WHAT TO DO:
Write out, word for word, every line from the first one through the line that holds "const sunflowerDensity = [3.1, 3.6, 4.3, 5.1, 5.85, 7.0, 8.3];", and nothing else; skip the pictures.

SUPPLIED INFORMATION:
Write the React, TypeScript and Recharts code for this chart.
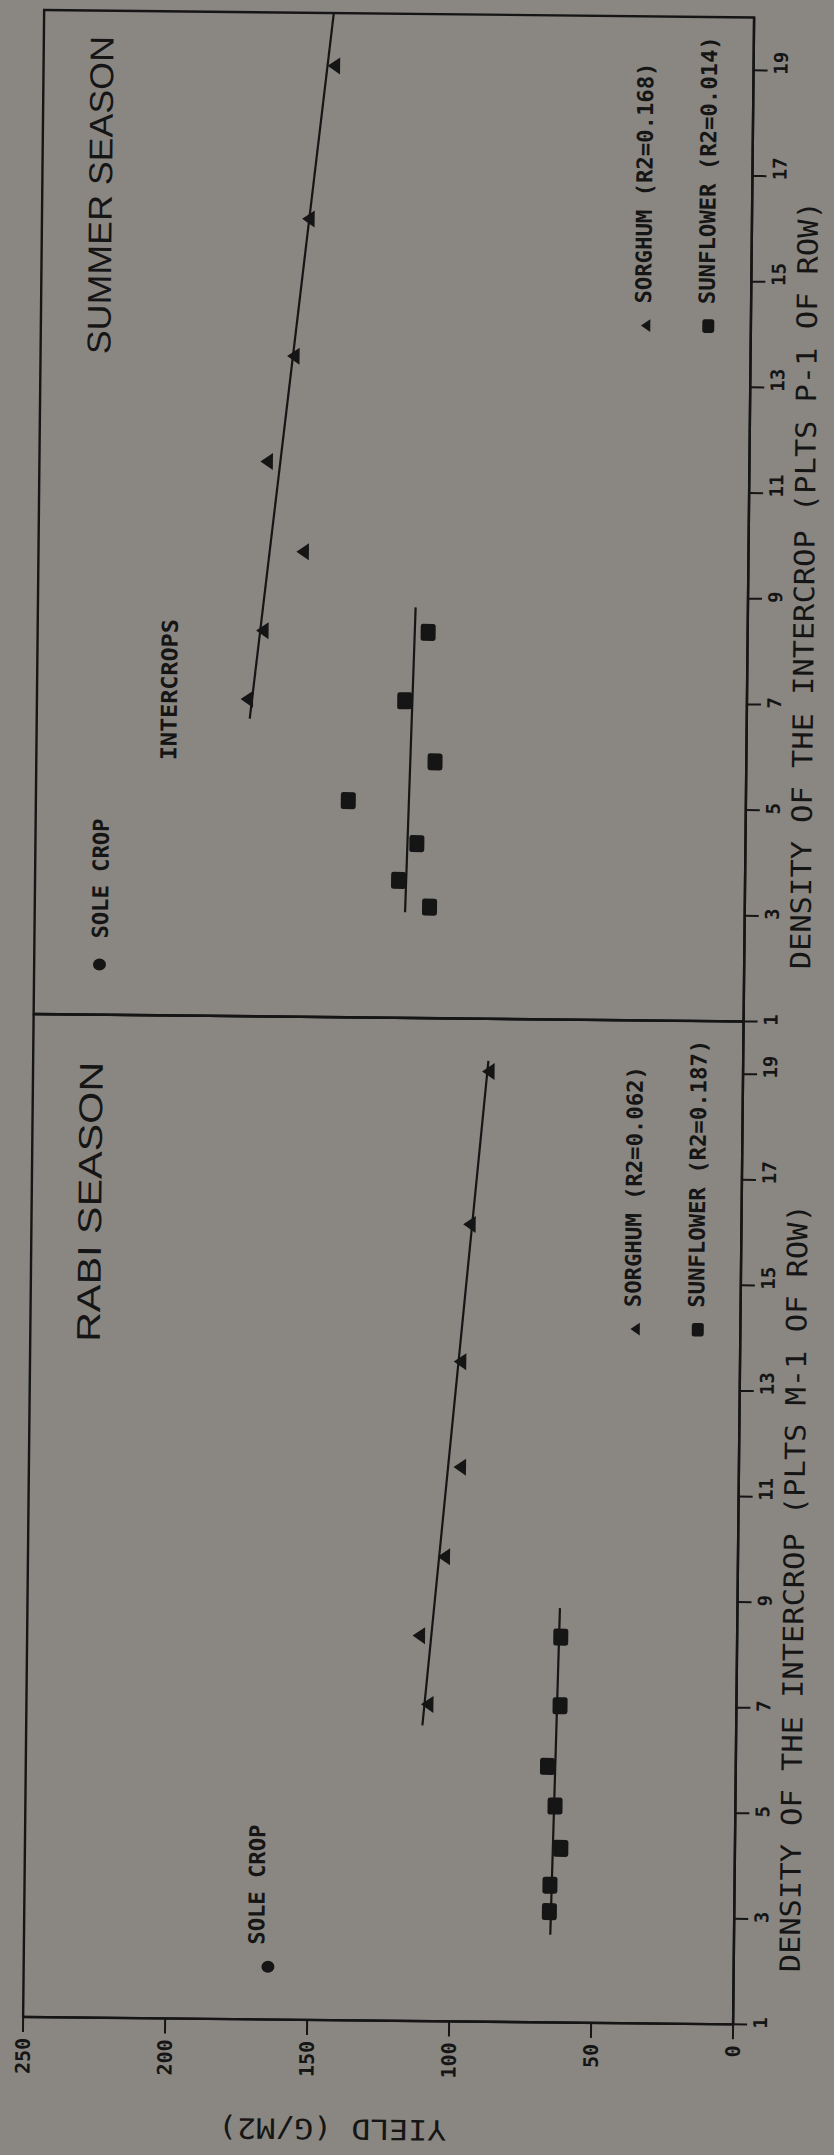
import React from 'react';
import {
  ScatterChart,
  Scatter,
  XAxis,
  YAxis,
  ReferenceLine,
  ReferenceDot,
  ReferenceArea,
} from 'recharts';

// plant densities (plts per m of row) of the two intercrops
const sorghumDensity = [7.0, 8.3, 9.8, 11.5, 13.5, 16.1, 19.0];
const sunflowerDensity = [3.1, 3.6, 4.3, 5.1, 5.85, 7.0, 8.3];

// yields (g/m2)
const rabiSorghum = [108.8, 112, 103.5, 98.2, 98.5, 95.7, 89.6];
const rabiSunflower = [65.1, 65.0, 61.3, 63.5, 66.3, 62.1, 62.1];
const summerSorghum = [176, 170.8, 156.9, 169.9, 160.9, 156.1, 147.7];
const summerSunflower = [111, 122, 115.7, 140, 109.6, 120.5, 112.5];

// regression lines, [density, yield] at both ends
const rabiSorghumFit = [[6.6, 110.5], [19.2, 89.7]];
const rabiSunflowerFit = [[2.66, 64.7], [8.85, 62.5]];
const summerSorghumFit = [[6.63, 175], [20, 148]];
const summerSunflowerFit = [[3.0, 119.6], [8.77, 117]];

// sole crop sorghum
const rabiSole = [2.0, 164];
const summerSole = [1.95, 227];

const densityTicks = [1, 3, 5, 7, 9, 11, 13, 15, 17, 19];
const yieldTicks = [0, 50, 100, 150, 200, 250];
const innerYieldTicks = [50, 100, 150, 200];

const INK = '#151515';
const BG = '#8a8782';
const MONO = '"DejaVu Sans Mono", "Liberation Mono", monospace';
const SANS = '"Liberation Sans", "DejaVu Sans", sans-serif';

const toPoints = (xs: number[], ys: number[]) => xs.map((x, i) => ({ x, y: ys[i] }));

const Tri = ({ cx, cy, s = 1 }: any) => (
  <path
    d={`M${cx - 8.5 * s},${cy + 6 * s} L${cx + 8.5 * s},${cy + 6 * s} L${cx},${cy - 6.5 * s} Z`}
    fill={INK}
  />
);

const Sq = ({ cx, cy, s = 1 }: any) => (
  <rect x={cx - 8.5 * s} y={cy - 7.5 * s} width={17 * s} height={15 * s} rx={2.5} fill={INK} />
);

const Txt = ({ x, y, text, len, size = 22, font = MONO, weight = 'bold', anchor = 'start', transform }: any) => (
  <text
    x={x}
    y={y}
    textLength={len}
    lengthAdjust="spacingAndGlyphs"
    fontFamily={font}
    fontSize={size}
    fontWeight={weight}
    fill={INK}
    textAnchor={anchor}
    transform={transform}
  >
    {text}
  </text>
);

const DensityTick = ({ x, y, payload }: any) => (
  <text x={x - 4} y={y + 18} fontFamily={MONO} fontSize={19} fontWeight="bold" fill={INK} textAnchor="start">
    {payload.value}
  </text>
);

const YieldTick = ({ x, y, payload }: any) => (
  <text x={x - 4} y={y + 7} fontFamily={MONO} fontSize={20} fontWeight="bold" fill={INK} textAnchor="end">
    {payload.value}
  </text>
);

interface PanelProps {
  left: number;
  width: number;
  yWidth: number;
  marginRight: number;
  title: string;
  titleStart: number;
  titleLen: number;
  axisTitle: string;
  sorghum: number[];
  sunflower: number[];
  sorghumFit: number[][];
  sunflowerFit: number[][];
  sole: number[];
  soleDx: number;
  soleDy: number;
  r2: string[];
  main: boolean;
}

const Panel = (p: PanelProps) => (
  <div style={{ position: 'absolute', left: p.left, top: 0 }}>
    <ScatterChart width={p.width} height={834} margin={{ top: 33, right: p.marginRight, bottom: 0, left: 0 }}>
      <XAxis
        type="number"
        dataKey="x"
        domain={[1, 20]}
        ticks={densityTicks}
        interval={0}
        allowDataOverflow
        height={91}
        axisLine={{ stroke: INK, strokeWidth: 2.4 }}
        tickLine={{ stroke: INK, strokeWidth: 2 }}
        tickSize={14}
        tick={(t: any) => <DensityTick {...t} />}
        label={{
          content: ({ viewBox }: any) => (
            <Txt
              x={viewBox.x + viewBox.width / 19}
              y={viewBox.y + 66}
              text={p.axisTitle}
              len={768}
              size={28}
              weight="normal"
            />
          ),
        }}
      />
      <YAxis
        type="number"
        dataKey="y"
        domain={[0, 250]}
        ticks={p.main ? yieldTicks : innerYieldTicks}
        interval={0}
        allowDataOverflow
        width={p.yWidth}
        axisLine={{ stroke: INK, strokeWidth: 2.4 }}
        tickLine={{ stroke: INK, strokeWidth: 2 }}
        tickSize={15}
        tick={p.main ? (t: any) => <YieldTick {...t} /> : false}
        label={
          p.main
            ? {
                content: ({ viewBox }: any) => {
                  const cx = 35;
                  const cy = viewBox.y + viewBox.height * 0.437;
                  return (
                    <Txt
                      x={cx}
                      y={cy}
                      text="YIELD  (G/M2)"
                      len={228}
                      size={28}
                      weight="normal"
                      anchor="middle"
                      transform={`rotate(-90 ${cx} ${cy})`}
                    />
                  );
                },
              }
            : undefined
        }
      />
      <ReferenceArea
        x1={1}
        x2={20}
        y1={0}
        y2={250}
        fill={BG}
        fillOpacity={0}
        stroke={INK}
        strokeWidth={2.4}
        ifOverflow="visible"
      />

      <ReferenceLine
        segment={[{ x: p.sorghumFit[0][0], y: p.sorghumFit[0][1] }, { x: p.sorghumFit[1][0], y: p.sorghumFit[1][1] }]}
        stroke={INK}
        strokeWidth={2.2}
        ifOverflow="visible"
      />
      <ReferenceLine
        segment={[{ x: p.sunflowerFit[0][0], y: p.sunflowerFit[0][1] }, { x: p.sunflowerFit[1][0], y: p.sunflowerFit[1][1] }]}
        stroke={INK}
        strokeWidth={2.2}
        ifOverflow="visible"
      />

      <Scatter
        name="Sorghum"
        data={toPoints(sorghumDensity, p.sorghum)}
        shape={(s: any) => <Tri cx={s.cx} cy={s.cy} />}
        isAnimationActive={false}
      />
      <Scatter
        name="Sunflower"
        data={toPoints(sunflowerDensity, p.sunflower)}
        shape={(s: any) => <Sq cx={s.cx} cy={s.cy} />}
        isAnimationActive={false}
      />
      <Scatter
        name="Sole crop"
        data={[{ x: p.sole[0], y: p.sole[1] }]}
        shape={(s: any) => (
          <g>
            <ellipse cx={s.cx} cy={s.cy} rx={6} ry={6.5} fill={INK} />
            <Txt x={s.cx + p.soleDx} y={s.cy + p.soleDy} text="SOLE CROP" len={120} />
          </g>
        )}
        isAnimationActive={false}
      />

      {/* season title */}
      <ReferenceDot
        x={p.titleStart}
        y={225.5}
        r={0}
        ifOverflow="visible"
        shape={(s: any) => (
          <Txt x={s.cx} y={s.cy} text={p.title} len={p.titleLen} size={33} font={SANS} weight="normal" />
        )}
      />

      {!p.main && (
        <ReferenceDot
          x={5.83}
          y={200.7}
          r={0}
          ifOverflow="visible"
          shape={(s: any) => <Txt x={s.cx} y={s.cy} text="INTERCROPS" len={141} />}
        />
      )}

      {/* legend */}
      <ReferenceDot
        x={14.15}
        y={37}
        r={0}
        ifOverflow="visible"
        shape={(s: any) => (
          <g>
            <Tri cx={s.cx} cy={s.cy} s={0.75} />
            <Txt x={s.cx + 22} y={s.cy + 5} text={`SORGHUM (R2=${p.r2[0]})`} len={241} />
          </g>
        )}
      />
      <ReferenceDot
        x={14.15}
        y={15}
        r={0}
        ifOverflow="visible"
        shape={(s: any) => (
          <g>
            <Sq cx={s.cx} cy={s.cy} s={0.8} />
            <Txt x={s.cx + 22} y={s.cy + 6} text={`SUNFLOWER (R2=${p.r2[1]})`} len={268} />
          </g>
        )}
      />
    </ScatterChart>
  </div>
);

export default function App() {
  return (
    <div
      style={{
        position: 'absolute',
        left: 0,
        top: 0,
        width: 834,
        height: 2155,
        overflow: 'hidden',
        background: BG,
      }}
    >
      {/* the scanned page sits slightly askew */}
      <div
        style={{
          position: 'absolute',
          left: 0,
          top: 0,
          width: 834,
          height: 2155,
          transformOrigin: '417px 1077px',
          transform: 'rotate(0.6deg)',
        }}
      >
        {/* chart is drawn landscape, then turned a quarter to the left */}
        <div
          style={{
            position: 'absolute',
            left: 0,
            top: 0,
            width: 2155,
            height: 834,
            transformOrigin: '0 0',
            transform: 'translateY(2155px) rotate(-90deg)',
          }}
        >
          <Panel
            left={0}
            width={1137}
            yWidth={134}
            marginRight={0}
            title="RABI SEASON"
            titleStart={13.8}
            titleLen={280}
            axisTitle="DENSITY OF THE INTERCROP (PLTS M-1 OF ROW)"
            sorghum={rabiSorghum}
            sunflower={rabiSunflower}
            sorghumFit={rabiSorghumFit}
            sunflowerFit={rabiSunflowerFit}
            sole={rabiSole}
            soleDx={22}
            soleDy={-4}
            r2={['0.062', '0.187']}
            main
          />
          <Panel
            left={1097}
            width={1058}
            yWidth={40}
            marginRight={14}
            title="SUMMER SEASON"
            titleStart={13.5}
            titleLen={318}
            axisTitle="DENSITY OF THE INTERCROP (PLTS P-1 OF ROW)"
            sorghum={summerSorghum}
            sunflower={summerSunflower}
            sorghumFit={summerSorghumFit}
            sunflowerFit={summerSunflowerFit}
            sole={summerSole}
            soleDx={26}
            soleDy={8}
            r2={['0.168', '0.014']}
            main={false}
          />
        </div>
      </div>
    </div>
  );
}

SOLUTION FOR THIS PROBLEM:
Write the React, TypeScript and Recharts code for this chart.
import React from 'react';
import {
  ScatterChart,
  Scatter,
  XAxis,
  YAxis,
  ReferenceLine,
  ReferenceDot,
  ReferenceArea,
} from 'recharts';

// plant densities (plts per m of row) of the two intercrops
const sorghumDensity = [7.0, 8.3, 9.8, 11.5, 13.5, 16.1, 19.0];
const sunflowerDensity = [3.1, 3.6, 4.3, 5.1, 5.85, 7.0, 8.3];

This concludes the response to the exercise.